From beginning to end, the film follows records of “people.” Early in the film,
a worker who had worked in a semiconductor cleanroom recalls being fascinated
by wearing “the protective suits seen on TV,” but then states that inside the
process there was a “pervasive chemical smell” that television never showed.
Television
conveys only sight and sound, amplifying some sensations while discarding
others. The image of a pristine cleanroom and the corporate pride of Samsung
are excessively conveyed through media. Sensations that do not translate into
money or profit are discarded. Environments where adequate costs for safety
were not paid, and production lines that had already produced many cancer
patients in the West before relocating to Asia, were nowhere to be seen. Those
traces were instead etched into workers’ bodies and memories, their lives, and
their families.
Industrial and Environmental Disasters, and the Electronic Devices
in My Hands
These
stories could have been mine, or my family’s, or those of the region where I
live. RCA, cited as an example in the film, was a major American electronics
and telecommunications company. After struggles over severe environmental
pollution in the United States during the 1960s, it relocated its factories to
Taiwan in the 1970s.
At the Taiwanese RCA plant, not only were workers exposed
to toxic substances, but dormitories and groundwater around the factory were
also contaminated. More than 1,000 workers developed various forms of cancer.
Rather than reciting statistics, the film conveys the voices of survivors who
became activists: dreaming of a particular person for two consecutive nights
meant that person would die soon; the constant fear of discovering one had
cancer.
The
electronics industry knows no borders. In addition to RCA, the film includes
testimonies from workers who supplied companies such as Apple and ASUS.

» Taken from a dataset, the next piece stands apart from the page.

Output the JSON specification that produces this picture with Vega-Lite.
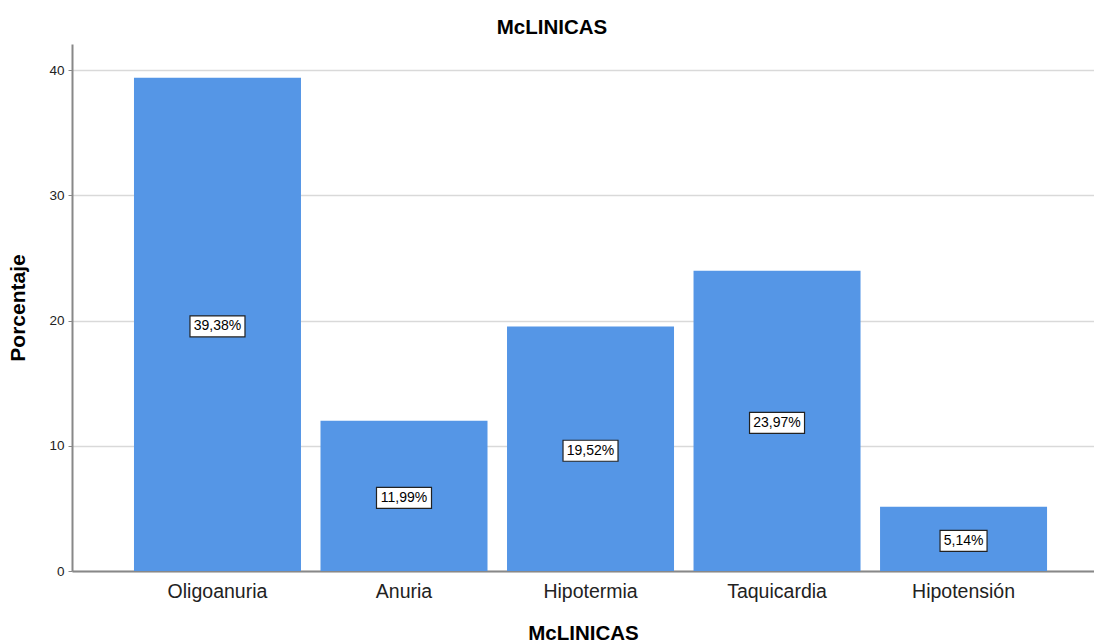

Countless forms of labor went into transforming raw materials into these
products. The labor and pride of women workers in the electronics industry,
along with severe menstrual pain, miscarriages, and impacts on children’s
health. If, every time we bought these products, we had to fully bear and sense
the memories of industrial and environmental disasters, would they still sell
as they do now? The film insists on recalling the sensations and memories
erased by capital and by structures that trivialize the ill health of women
workers.
Even If Seen Less, As My Own Story
In Colorless
and Odorless, activist Kwon Young-eun of SHARPS (Supporters for the
Health and Rights of People in the Semiconductor Industry) reflects on what
kinds of experiences draw public attention. She notes that people have tended
to respond more to cases involving greater pain and longer suffering. Yet she
hopes these stories will be understood not as someone else’s suffering, but as
“my own story”—shared by all of us who use electronic devices, as neighbors and
implicated individuals—even if that means they are seen less, at least for now.
Jung
Hyang-suk, a former Samsung worker diagnosed with a rare disease and now a
SHARPS activist, recalls how she used her salary to enjoy “eating good food
with her child,” traveling, and how she “liked” those aspects of her working
life. These are sensations everyone shares, yet certain workplaces impose far
greater risks on workers without informing them. All of our lives are indebted,
in part, to hidden risks and illnesses. I take into myself that shared
wish—that while working diligently, neither my life, nor my family’s, nor my
children’s lives be damaged by unseen dangers.